By the way, just to add some 3D-ness to FD-SOI, Leti is actually looking into stacking multiple active layers on a wafer. This would involve a device/local-interconnect layer followed by an interconnect layer followed by another device/local-interconnect layer and then the standard back-end interconnect. The trick is to find a way to activate the dopants on the second layer without screwing up the first layer. Fabless companies have apparently expressed interest in this, but no pipecleaner application has yet been identified.
So one possibility is that, at least for a couple more nodes, FD-SOI might relieve some of the cost pressure. But would that take FinFET out of the picture? Clearly not for folks like Intel (or Altera or Achronix or Tabula, who will use Intel’s FinFET process). Cost aside, FinFETs have more drive for a given area, so for performance-oriented designs where that performance can command a decent price, FinFET will be the answer. It’s more in the SoC space, with its mix of circuitry, where advocates say that FD-SOI can provide more benefit (although Intel has also announced an SoC version of their FinFET technology).
So we’ve looked at two of the cost-lowering knobs: bigger wafers and the basic transistor structure. What about beyond that? Even if FD-SOI provides some relief to some people, it will eventually run out. And this brings us to the perennial whipping boy of lithography: EUV.
We’ve talked about EUV a number of times, charting the claims of progress – some of which have been made prematurely, to the detriment of the credibility of the industry. But at past confabs it’s seemed to me that folks perceived the risk to be that EUV might miss its window of opportunity as other technologies caught up with and passed it before all the EUV problems were solved.
But this time, things sounded different. People have talked about directed self-assembly as the up-and-comer, and it’s been one of the things that might overtake EUV. But guess what: even though, thanks to multiplication, DSA might give you nice parallel lines without aggressive lithography, you still need to be able to cut those lines in order to form actual circuits. Those cuts are critical. Right now, many folks are still looking to EUV to make those cuts.

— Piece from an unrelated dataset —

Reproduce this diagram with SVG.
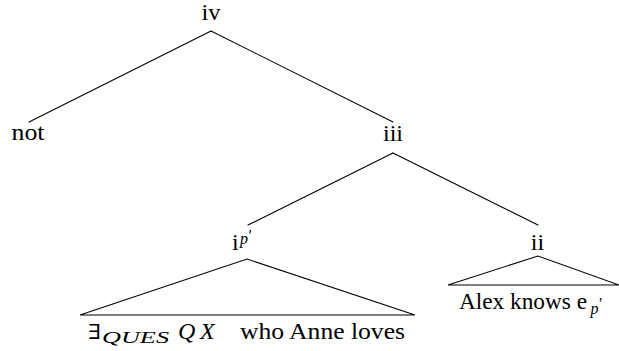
<svg xmlns="http://www.w3.org/2000/svg" width="619" height="351" viewBox="0 0 619 351">
<style>
text{font-family:"Liberation Serif","Times New Roman",serif;font-size:24px;fill:#000}
.m{text-anchor:middle}
.i{font-style:italic}
.s{font-size:16px}
.x{font-family:"DejaVu Serif",serif;font-size:21px}
.e{stroke:#000;stroke-width:1.1;fill:none;stroke-linecap:round}
</style>
<rect width="619" height="351" fill="#fff"/>
<g id="connectors">
<line class="e" x1="211" y1="31" x2="29" y2="122"/>
<line class="e" x1="211" y1="31" x2="393" y2="122"/>
<line class="e" x1="393" y1="153" x2="248" y2="225"/>
<line class="e" x1="393" y1="153" x2="538" y2="225"/>
<path class="e" d="M80,315 L247,259 L415,315 Z"/>
<path class="e" d="M448,285 L538,256 L619,285 Z"/>
</g>
<g id="iv"><text class="m" x="211" y="20" textLength="19" lengthAdjust="spacingAndGlyphs">iv</text></g>
<g id="not"><text class="m" x="28" y="140" textLength="33" lengthAdjust="spacingAndGlyphs">not</text></g>
<g id="iii"><text class="m" x="393" y="141">iii</text></g>
<g id="i"><text x="232" y="250">i</text><text class="i s" x="240" y="244">p</text><text class="s" x="248.5" y="241">′</text></g>
<g id="ii"><text class="m" x="537.5" y="250">ii</text></g>
<g id="leaf-i">
<text class="x" x="88" y="339" textLength="13" lengthAdjust="spacingAndGlyphs">∃</text>
<text class="i s" x="102" y="343" textLength="67" lengthAdjust="spacingAndGlyphs">QUES</text>
<text class="i" x="178" y="339">Q</text>
<text class="i" x="200" y="339">X</text>
<text x="240" y="339" textLength="165" lengthAdjust="spacingAndGlyphs">who Anne loves</text>
</g>
<g id="leaf-ii">
<text x="459" y="309" textLength="128" lengthAdjust="spacingAndGlyphs">Alex knows e</text>
<text class="i s" x="590.5" y="314">p</text>
<text class="s" x="599" y="309">′</text>
</g>
</svg>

Yes, it’s possible that ebeam lithography could help here, using the CEBL concept, but Leti sees ebeam throughput at 10 wafers/hr in 2015 (with clustering getting you up to 100 w/hr). The break-even throughput for EUV is 50-60 w/hr, according to Imec. While you can’t compare break-evens without comparing the costs, it still takes a lot longer to process wafers at 10 w/hr than at 50 or 100. Leti is working with Mapper to explore this avenue, but I didn’t hear much beyond that regarding ebeam as a fallback to EUV.
In fact, I really got the sense that, after EUV, there is no plan B. In the past, it’s felt like, if EUV didn’t work, then it will be a damn shame given all the work and investment, but we’d get over it. This time it felt like “not working” isn’t really an option.
So what’s left to do on EUV? We’ve focused on the source power as the sexy aspect of EUV development in the past. Imec’s latest report on EUV is that 80 W is expected by the end of the year, with 250 W in 2015. 9-nm half-pitch lines have been demonstrated, so it’s a matter of cranking them out – as far as exposure is concerned.
But less sexy are things like resist and masks. They’re still tuning the resist to keep patterns from collapsing in the 15-nm range. Local CD uniformity challenges have also limited contacts to around 22 nm. For masks, the focus can be summarized by one word: defects. Efforts to minimize defects – measured as added defects per exposure – are ongoing.
So whether it’s wafer size, transistor structure, or fundamental lithography, cost is on everyone’s mind. It was even the central theme of the Semicon West keynote given by GlobalFoundries CEO Ajit Manocha. The important thing is, this was not a declaration of a war won against cost: it was a declaration of a war that has yet to be fought on a number of fronts. It was a summoning of troops to assist the first signs of faltering in the march from node to node. Much of the fighting is yet to come.